By Christian Berthelsen and Brett Philbin
Financial sector investors are seeing a glass half full, with
sharp gains for many large banks and brokers in the final trading
days of the year despite a cautious outlook for the sector in
2013.
Indicators for the sector are neutral at best, with analysts
issuing tepid outlooks for 2013 amid low interest rates and new
regulation likely crimping revenue. But financials are the
strongest-performing sector within the S&P 500 this year, and
several individual stocks hit multiyear highs in recent
days--including Bank of America Corp. (BAC), which officially
doubled in value year-to-date on Tuesday.
Bank stocks in the S&P 500 index have risen more than 20%
this year, outpacing the equities markets as a whole. In addition
to Bank of America, Citigroup Inc. (C) and Bank of New York Mellon
Corp. (BK) are trading at multiyear highs, and J.P. Morgan Chase
& Co. (JPM) shares have recovered all of their drop and more
following the bank's May 10 disclosure that it was losing billions
on a wrong-way bet on synthetic corporate credit derivatives.
Financial shares got an additional boost Tuesday when markets
got a first look at fourth-quarter results for Jefferies Group Inc.
(JEF), which reported a 48% rise in profit on strong trading
revenue. Jefferies is the first U.S. investment bank to report
fourth-quarter results, and is often viewed as a harbinger of
performance at other securities firms.
Jefferies shares were up 3.1% on the day and are up 52.8% in
2012.
The rise has come despite an industrywide outlook that could be
described as neutral at best. For universal banks with big capital
markets operations, Keefe Bruyette & Woods estimated last week
that strict new rules around proprietary trading could reduce
trading revenue by 20% across the industry.

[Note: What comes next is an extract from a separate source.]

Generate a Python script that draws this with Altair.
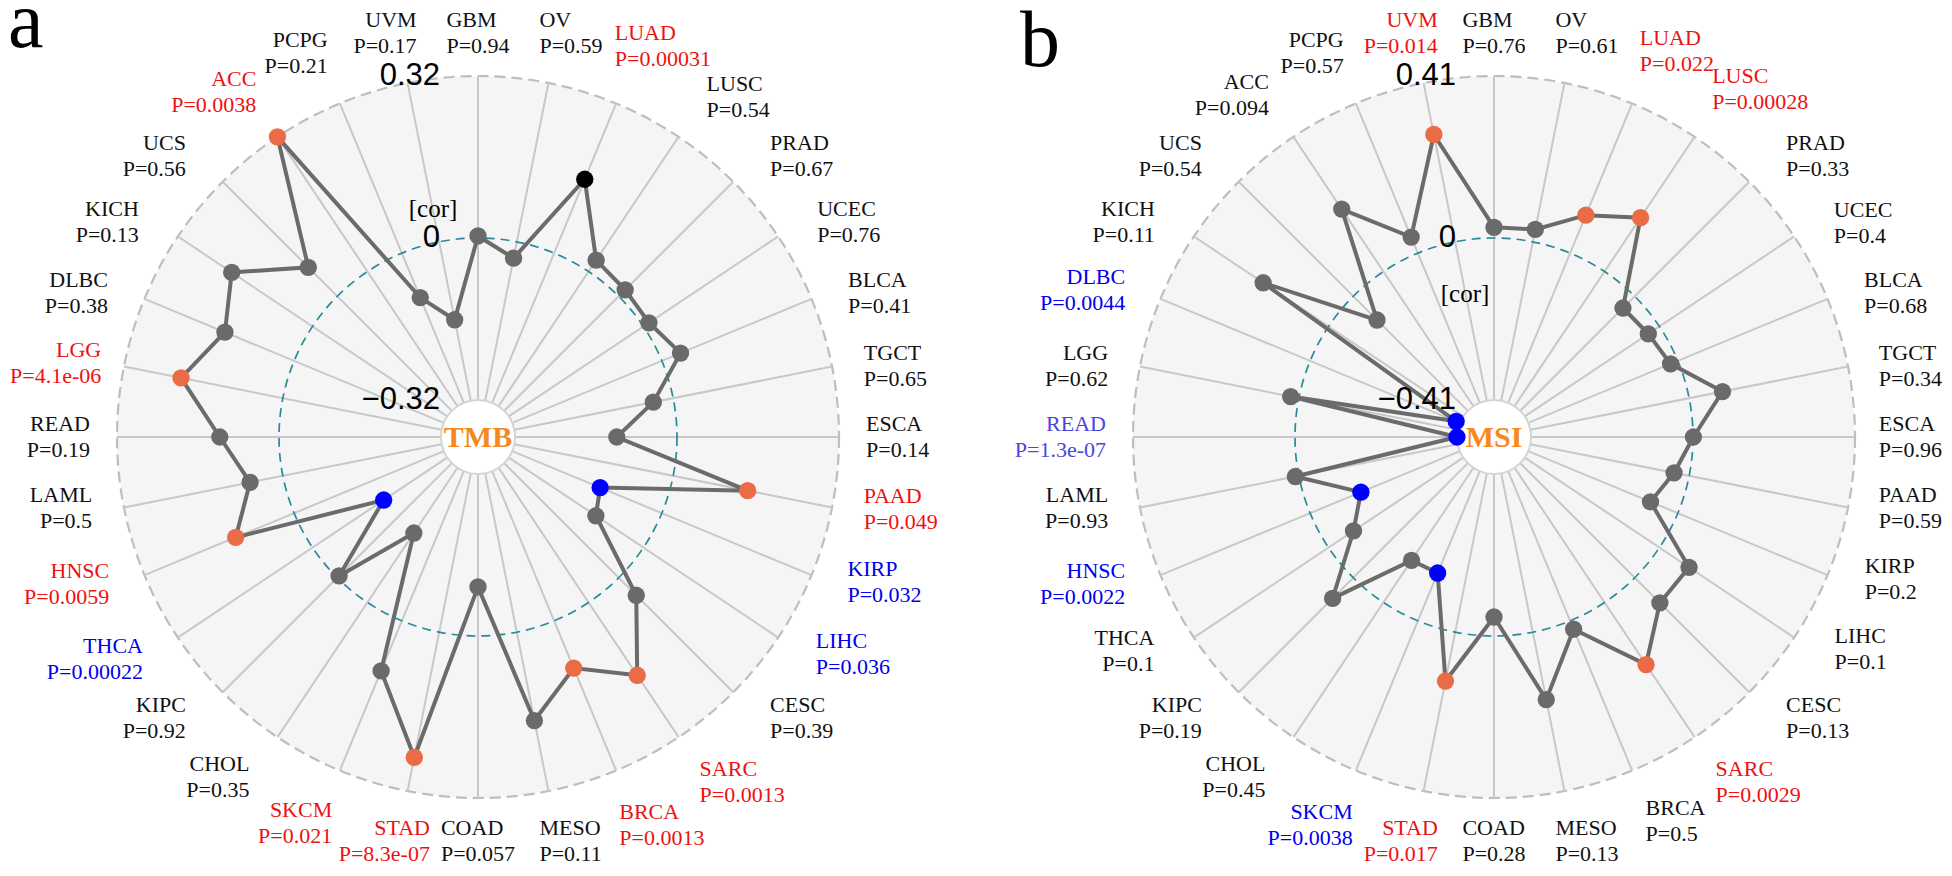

Trading volumes and deal flow have been much improved from dire
year-ago levels amid the European debt crisis but have been largely
flat with the previous quarter. Investigations and litigation still
loom over the industry for everything from alleged interest-rate
manipulation to faulty mortgage lending. And the low interest-rate
environment that has resulted from Fed stimulus efforts to boost
the economy is cutting into profits from lending and investment of
surplus deposits.
Still, despite the overall dim outlook, analysts and traders say
there are some bright spots on the horizon contributing to the
run-up, including optimism that policy makers will resolve the
so-called fiscal cliff of tax hikes and spending cuts before they
whack they economy, a positive outlook for U.S. economic growth in
2013 that should help bank performance and continued recovery in
the housing market.
Improving credit quality will likely lead to releases from loan
loss reserves, which flow straight to the bottom line, and several
banks have improved chances of having share buyback and dividend
payment plans approved following Fed stress tests early next
year.
People are "feeling better about the housing market, the economy
in general, and the natural way to play that is through financials,
especially banks, which are highly levered to an improving economy
and housing market," said R.J. Grant, assistant director of equity
trading at KBW and a specialist in financial shares.
Rather than a bullish case for an industrywide rally, what may
be sparking the run-up has been good news out of individual
companies, such as the cost-cutting initiative at Citi under new
Chief Executive Mike Corbat (the bank announced 11,000 layoffs
earlier this month), or BofA finally breaking back above the
$10-a-share level on Dec. 5.
Steve Sosnick, an equity risk manager at Timber Hill, the
market-making unit of Interactive Brokers Group Inc. (IBKR), said
the recent rally has come "without an obvious catalyst," but that
the individual hits have turned into a sectorwide rally.
"I think it's a momentum trade, not really a fundamental trade,"
Mr. Sosnick said. Still, he cautioned that momentum trades
typically "work until they stop," adding that he sees nothing to
tell him why Goldman Sachs Group Inc. (GS) is worth nearly $8 a
share more on Tuesday than it was as of Friday's close.